# Undetermined coefficients

• February 6th 2009, 10:03 AM
jazz836062
Undetermined coefficients
I am just wanting somebody to check my work.

5. Find the Particular solution of the following equation using Undetermined Coefficients(yparticular(t). $y''-2y'+y=7e^t cos(t)$

The auxiliary equation I get is:
$r^2-2r+1=0$
$(r-1)^2=0$
$r=1$ Twice

So,
$\alpha = \frac2 2 = 1$
$\beta = \sqrt(4-4)/2) = 0$
That means that s=1

So the equation I get is:
$yparticular(t)=t*A*t^0*e^t*cos(0*t)+t*B*t^0*e^t*sin(0*t)" alt="yparticular(t)=t*A*t^0*e^t*cos(0*t)+t*B*t^0*e^t*sin(0*t)" />
which simplifies to
$y(t)=A*t*e^t$
• February 6th 2009, 10:06 AM
Jester
Quote:

Originally Posted by jazz836062
I am just wanting somebody to check my work.

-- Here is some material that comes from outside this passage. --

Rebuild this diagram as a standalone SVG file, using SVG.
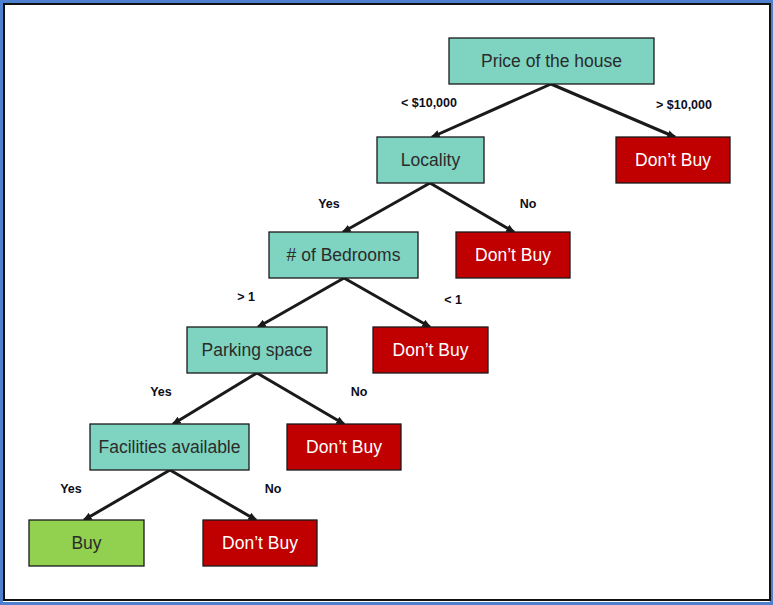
<svg xmlns="http://www.w3.org/2000/svg" width="773" height="605" viewBox="0 0 773 605">
<defs>
<marker id="ah" viewBox="0 0 10 10" refX="8" refY="5" markerWidth="3.2" markerHeight="3.2" orient="auto" markerUnits="strokeWidth">
<path d="M0,1 L10,5 L0,9 Z" fill="#1a1a1a"/>
</marker>
</defs>
<style>
.teal{fill:#7fd4c1;stroke:#1a1a1a;stroke-width:1.3}
.red{fill:#c00000;stroke:#1a1a1a;stroke-width:1.3}
.green{fill:#92d050;stroke:#1a1a1a;stroke-width:1.3}
.t{font-family:"Liberation Sans",Arial,sans-serif;font-size:17.5px;text-anchor:middle;dominant-baseline:central}
.dk{fill:#2b2b2b}
.wt{fill:#ffffff}
.lbl{font-family:"Liberation Sans",Arial,sans-serif;font-size:12.5px;font-weight:bold;fill:#0d0d1a;text-anchor:middle;dominant-baseline:central}
.c{stroke:#1a1a1a;stroke-width:3;fill:none;marker-end:url(#ah)}
</style>
<rect x="0" y="0" width="773" height="605" fill="#ffffff"/>
<rect x="1.5" y="1.5" width="770" height="602" fill="none" stroke="#4f7fcf" stroke-width="3"/>
<rect x="4" y="4" width="766" height="596" fill="none" stroke="#111111" stroke-width="2"/>
<g id="connectors">
<line class="c" x1="551" y1="84" x2="432" y2="137"/>
<line class="c" x1="551" y1="84" x2="675" y2="137"/>
<line class="c" x1="430" y1="183" x2="343" y2="232"/>
<line class="c" x1="430" y1="183" x2="514" y2="232"/>
<line class="c" x1="344" y1="278" x2="258" y2="327"/>
<line class="c" x1="344" y1="278" x2="430" y2="327"/>
<line class="c" x1="257" y1="373" x2="173" y2="424"/>
<line class="c" x1="257" y1="373" x2="344" y2="424"/>
<line class="c" x1="170" y1="470" x2="84" y2="520"/>
<line class="c" x1="170" y1="470" x2="256" y2="520"/>
<text class="lbl" x="429" y="103">&lt; $10,000</text>
<text class="lbl" x="684" y="105">&gt; $10,000</text>
<text class="lbl" x="329" y="204">Yes</text>
<text class="lbl" x="528" y="204">No</text>
<text class="lbl" x="246" y="297">&gt; 1</text>
<text class="lbl" x="453" y="300">&lt; 1</text>
<text class="lbl" x="161" y="392">Yes</text>
<text class="lbl" x="359" y="392">No</text>
<text class="lbl" x="71" y="489">Yes</text>
<text class="lbl" x="273" y="489">No</text>
</g>
<g id="price"><rect class="teal" x="449" y="38" width="205" height="46"/><text class="t dk" x="551.5" y="61">Price of the house</text></g>
<g id="locality"><rect class="teal" x="377" y="137" width="107" height="46"/><text class="t dk" x="430.5" y="160">Locality</text></g>
<g id="dontbuy1"><rect class="red" x="616" y="137" width="114" height="46"/><text class="t wt" x="673" y="160">Don’t Buy</text></g>
<g id="bedrooms"><rect class="teal" x="269" y="232" width="149" height="46"/><text class="t dk" x="343.5" y="255">#  of Bedrooms</text></g>
<g id="dontbuy2"><rect class="red" x="456" y="232" width="114" height="46"/><text class="t wt" x="513" y="255">Don’t Buy</text></g>
<g id="parking"><rect class="teal" x="187" y="327" width="140" height="46"/><text class="t dk" x="257" y="350">Parking space</text></g>
<g id="dontbuy3"><rect class="red" x="373" y="327" width="115" height="46"/><text class="t wt" x="430.5" y="350">Don’t Buy</text></g>
<g id="facilities"><rect class="teal" x="90" y="424" width="159" height="46"/><text class="t dk" x="169.5" y="447">Facilities available</text></g>
<g id="dontbuy4"><rect class="red" x="287" y="424" width="114" height="46"/><text class="t wt" x="344" y="447">Don’t Buy</text></g>
<g id="buy"><rect class="green" x="29" y="520" width="115" height="46"/><text class="t dk" x="86.5" y="543">Buy</text></g>
<g id="dontbuy5"><rect class="red" x="203" y="520" width="114" height="46"/><text class="t wt" x="260" y="543">Don’t Buy</text></g>
</svg>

5. Find the Particular solution of the following equation using Undetermined Coefficients(yparticular(t). $y''-2y'+y=7e^t cos(t)$

The auxiliary equation I get is:
$r^2-2r+1=0$
$(r-1)^2=0$
$r=1$ Twice

So,
$\alpha = \frac2 2 = 1$
$\beta = \sqrt(4-4)/2) = 0$

And $\alpha \;\text{and}\; \beta$ are?
• February 6th 2009, 10:22 AM
jazz836062
Quote:

Originally Posted by danny arrigo
And $\alpha \;\text{and}\; \beta$ are?

In my book the method of undetermined Coefficients calls for $\alpha$ and $\beta$.

$\alpha = \frac{-b} {2a}$
$\beta = \frac{\sqrt{4ac-b^2}} {2a}$

The plug it into the equation:

$y_{particular}(t)=t^s(A_{m}t^m+...+A_{0})e^{\alpha t}cos(\beta t)+t^s(B_{m}t^m+...+B_{0})e^{\alpha t}sin(\beta t)$

where m=degree of t in original equation.
s=0 if $\alpha + i \beta$ is not a root
s=1 if $\alpha + i \beta$ is a root
• February 6th 2009, 10:37 AM
Jester
Quote:

Originally Posted by jazz836062
I am just wanting somebody to check my work.

5. Find the Particular solution of the following equation using Undetermined Coefficients(yparticular(t). $y''-2y'+y=7e^t cos(t)$

The auxiliary equation I get is:
$r^2-2r+1=0$
$(r-1)^2=0$
$r=1$ Twice

So,
$\alpha = \frac2 2 = 1$
$\beta = \sqrt(4-4)/2) = 0$
That means that s=1

So the equation I get is:
$y_p(t)=t*A*t^0*e^t*cos(0*t)+t*B*t^0*e^t*sin(0*t)$
which simplifies to
$y(t)=A*t*e^t$

Quote:

Originally Posted by jazz836062
In my book the method of undetermined Coefficients calls for \alpha and \beta.

$\alpha = \frac{-b} {2a}$
$\beta = \frac{\sqrt{4ac-b^2}} {2a}$

The plug it into the equation:

$y_{particular}(t)=t^s(A_{m}t^m+...+A_{0})e^{\alpha t}cos(\beta t)+t^s(B_{m}t^m+...+B_{0})e^{\alpha t}sin(\beta t)$

where m=degree of t in original equation.
s=0 if $\alpha + i \beta$ is not a root
s=1 if $\alpha + i \beta$ is a root

Instead of memorizing formula's, you could do the following.

First, the complementary $y''-2y'+y=0$. As you said, the roots are 1, 1 so

$y_c = c_1 e^t + c_2 t e^t$

For the particular, ask is the nonhomogenous part contained in the complementary solution - no. So seek a particular solution of the form

$y_p = A e^t \cos t + B e^t \sin t$

Substitute gives

$-A e^t \cos t - B e^t \sin t = 7 e^t \cos t$

Comparing gives A = -7 and B = 0 so

$y_p = -7 e^t \cos t$

and the solution

$y = y_c + y_p = c_1 e^t + c_2 t e^t -7 e^t \cos t$
• February 6th 2009, 01:06 PM
jazz836062
Thank you. I got it wrong on the test. I was going back and checking my answers after the fact and i got it way wrong. Thank you for your help.